▶ [The data]:

====================

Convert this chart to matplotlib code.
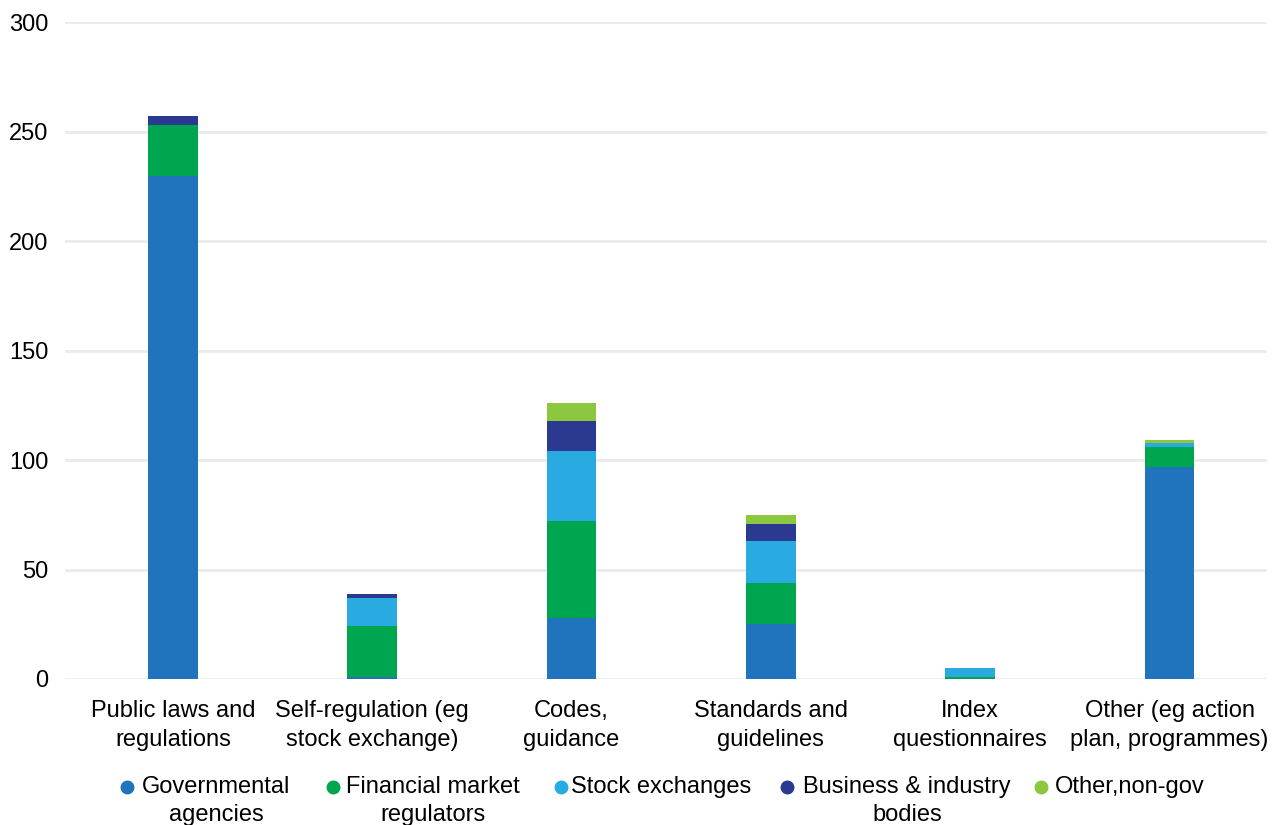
import numpy as np
import matplotlib.pyplot as plt
from matplotlib.lines import Line2D

plt.rcParams['font.family'] = ['Liberation Sans', 'DejaVu Sans']

# Categories and stacked counts per issuer type
categories = ["Public laws and\nregulations", "Self-regulation (eg\nstock exchange)",
              "Codes,\nguidance", "Standards and\nguidelines",
              "Index\nquestionnaires", "Other (eg action\nplan, programmes)"]
governmental = [230, 1, 28, 25, 0, 97]
fin_regulators = [23, 23, 44, 19, 1, 9]
stock_exchanges = [0, 13, 32, 19, 4, 2]
business = [4, 2, 14, 8, 0, 0]
other_nongov = [0, 0, 8, 4, 0, 1]

series = [
    ("Governmental\nagencies", governmental, "#1F74BD"),
    ("Financial market\nregulators", fin_regulators, "#00A54F"),
    ("Stock exchanges", stock_exchanges, "#29ABE2"),
    ("Business & industry\nbodies", business, "#2B3990"),
    ("Other,non-gov", other_nongov, "#8DC63F"),
]

fig = plt.figure(figsize=(12.8, 8.25), dpi=100)
ax = fig.add_axes([0.051, 0.177, 0.939, 0.796])

x = np.arange(len(categories))
bottom = np.zeros(len(categories))
for label, vals, col in series:
    ax.bar(x, vals, width=0.25, bottom=bottom, color=col, label=label, zorder=3)
    bottom += np.array(vals)

ax.set_ylim(0, 300)
ax.set_xlim(-0.54, 5.49)
ax.set_yticks(range(0, 301, 50))
ax.yaxis.grid(True, color="#ebebeb", linewidth=2, zorder=0)
for s in ax.spines.values():
    s.set_visible(False)
ax.tick_params(axis="both", length=0, labelsize=17, colors="black")
ax.tick_params(axis="y", pad=12)
ax.tick_params(axis="x", pad=15)
ax.set_xticks(x)
ax.set_xticklabels(categories, linespacing=1.45)

# legend drawn by hand: dot beside the first line, wrapped text centred
marker_x = [127, 333, 561, 787, 1041]
text_x = [142, 346, 571, 803, 1055]
W, H = 1280, 825
for (label, _, col), mx, tx in zip(series, marker_x, text_x):
    fig.add_artist(Line2D([mx / W], [1 - 787 / H], marker="o", markersize=9,
                          markerfacecolor=col, markeredgecolor=col,
                          linestyle="none", transform=fig.transFigure))
    fig.text(tx / W, 1 - 776 / H, label, fontsize=17, ha="left", va="top",
             multialignment="center", linespacing=1.35)

fig.savefig("out.png", dpi=100)
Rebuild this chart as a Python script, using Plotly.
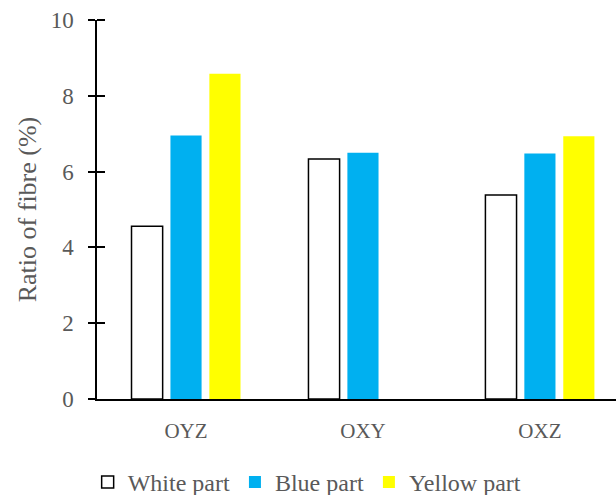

====================

▶ [Exercise description]: Stop after the line containing "plt.rcParams['font.family'] = ['Liberation": copy the records exactly from the first line up to there, leaving pictures out.

▶ [The result]:
Convert this chart to matplotlib code.
import numpy as np
import matplotlib.pyplot as plt
from matplotlib.lines import Line2D

plt.rcParams['font.family'] = ['Liberation Sans', 'DejaVu Sans']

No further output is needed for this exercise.